Summer’s here. Your diabetes doesn’t take vacations, but that doesn’t mean you can’t. Here are seven tips — and associated tools — to help you get the most out of your time off, beat the heat and keep your diabetes in check all at the same time.
Hydration is key.
It’s nice outside, but it’s hot. You can count on your body’s sweating more to stay cool, but you also need to drink plenty of water. General recommended guidelines for water intake per day is 91 ounces for women and 125 for men, from water or foods.
With diabetes, you need more water to fend off dehydration. If you get dehydrated, your blood sugars will go up, so keep plenty of liquids on hand. Stick to plain water if you can and, if you’d like, add a little fresh slice of naturally sweet lemon, lime, strawberry or watermelon. If you’re into techie gadgets, consider splurging on one of the fun-featured, dishwater-safe, smart water bottles out there that can track your water intake and remind you to hydrate. As for caffeine, alcohol and sugary sodas — lessen or steer clear, as they’re actually dehydrating.
Stick to a healthy, hydrating diet.
With diabetes, you need more water to fend off dehydration. If you get dehydrated, your blood sugars will go up, so keep plenty of liquids on hand.
Did you know there are also high hydrating foods? And it’s not just juicy fruits. Especially rich in vitamins as well as water, some non-starchy vegetables can help you avoid summer’s dehydration blues and blood sugar spikes.
For example, celery is 95 percent water and contains lots of fiber, too, which helps slow down how fast everything digests and, thus, how fast sugar enters your blood stream. Cucumbers and bell peppers come in about the same and turn out to be good sources of vitamins like vitamin C. Have fun packing your next summertime picnic lunch with your favorite water-logged foods.
Stay active, but be smart.
Walking, bicycling, yard work. Even if it’s something you do year-round, move it to before 10 a.m. or after 4 p.m. when the sun’s rays are not at their strongest. Sunglasses, a broad-brimmed hat and sunscreen of at least 30 SPF are always good options to protect your skin from overexposure or sunburn. Having diabetes can increase your risk of fungal infections, so shoes, especially around pools, will help keep your toes dry and protected during the summer.

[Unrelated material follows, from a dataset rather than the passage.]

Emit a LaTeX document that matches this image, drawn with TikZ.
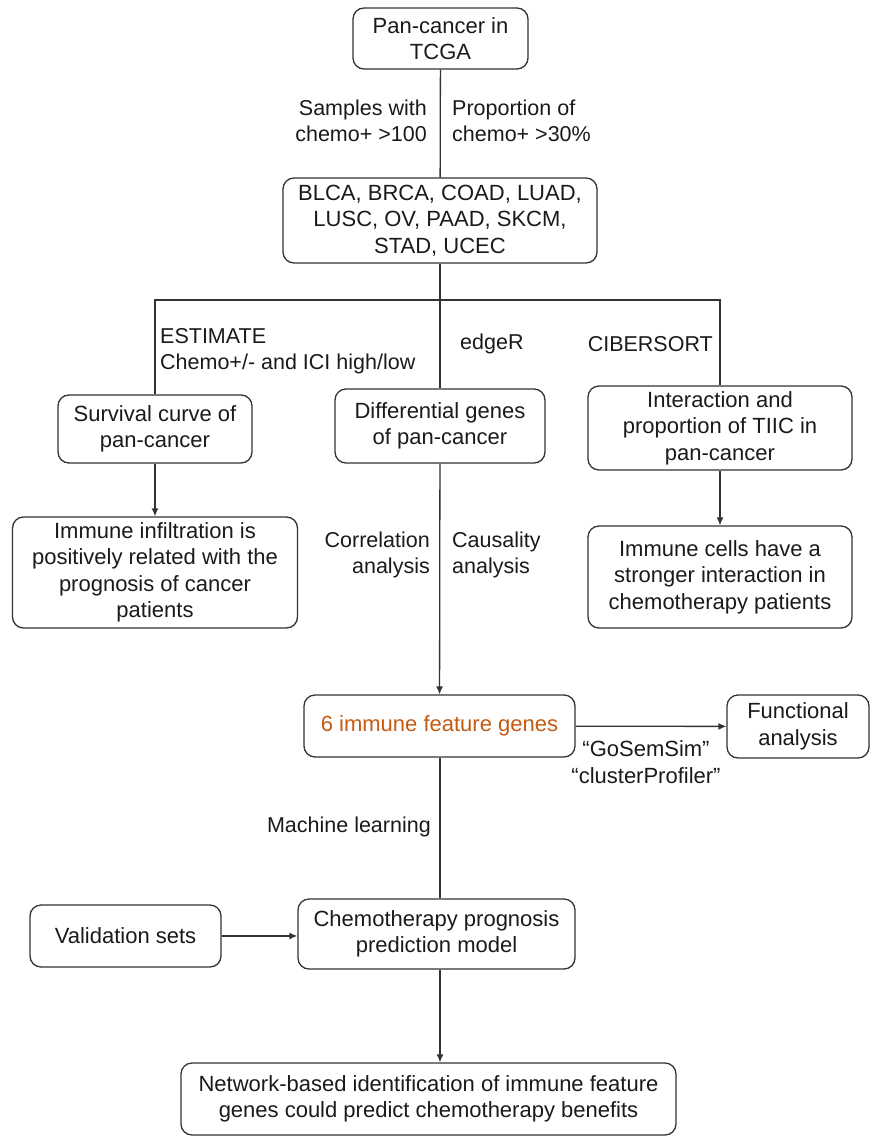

Try this activity planning tool to help you track your summer physical exertions.
Be prepared for diabetes emergencies.
Remember: heat’s the enemy of medicines, glucose test kits and insulin devices. So, if you’re headed to an outside destination, pack equipment and supplies in a cooler or specially-designed cooling case. Everyone with diabetes should have a diabetes emergency plan and travel kit fully stocked and ready to go.
Monitor, monitor, monitor.
The safest way to monitor your blood sugars is to do it more often. This is particularly important if your activities, foods and routines see a summer change. Sitting still for hours cooped up in a car or on an airplane or tour bus. Snacking or eating out in restaurants more frequently. To make things easier, you might consider an all-in-one, on-the-go, disposable meter with built-in strips as a new summer travel companion. You can also ask your doctor about continuous glucose monitoring systems.
Be a problem solver.
If you’re outside and feeling dizzy, headachy or lightheaded, do you have a retreat plan where you can get cool and check your blood sugar? Being prepared and knowing your glucose level when away from home is what’s paramount here, no matter whether it’s your morning outing with the dog or a family hike in Big Bend National Park. Know the signs so you can recognize your lows and highs at a moment’s notice.
Keep stress from impacting your blood sugar.
This summer, relax, have fun — and consider adding a few new self-care tools to your current diabetes toolbox.
Stuck in a long summer line? Taking in a weekend of scary rides with your granddaughter at an amusement park? Negative or positive, stress is still stress, and studies show stress can cause your blood sugars to rise. Fortunately, mindfulness exercise tools (technically referred to as mindfulness-based cognitive therapy or MBCT) can help whenever you’re feeling a little overwhelmed. For example, try doing a body scan by shutting your eyes and mindfully thinking about relaxing each part of your body from top to bottom. Or, start a gratitude journal.
This summer, relax, have fun — and consider adding a few new self-care tools to your current diabetes toolbox. Talk to your doctor about more ways to stay healthy and beat the heat.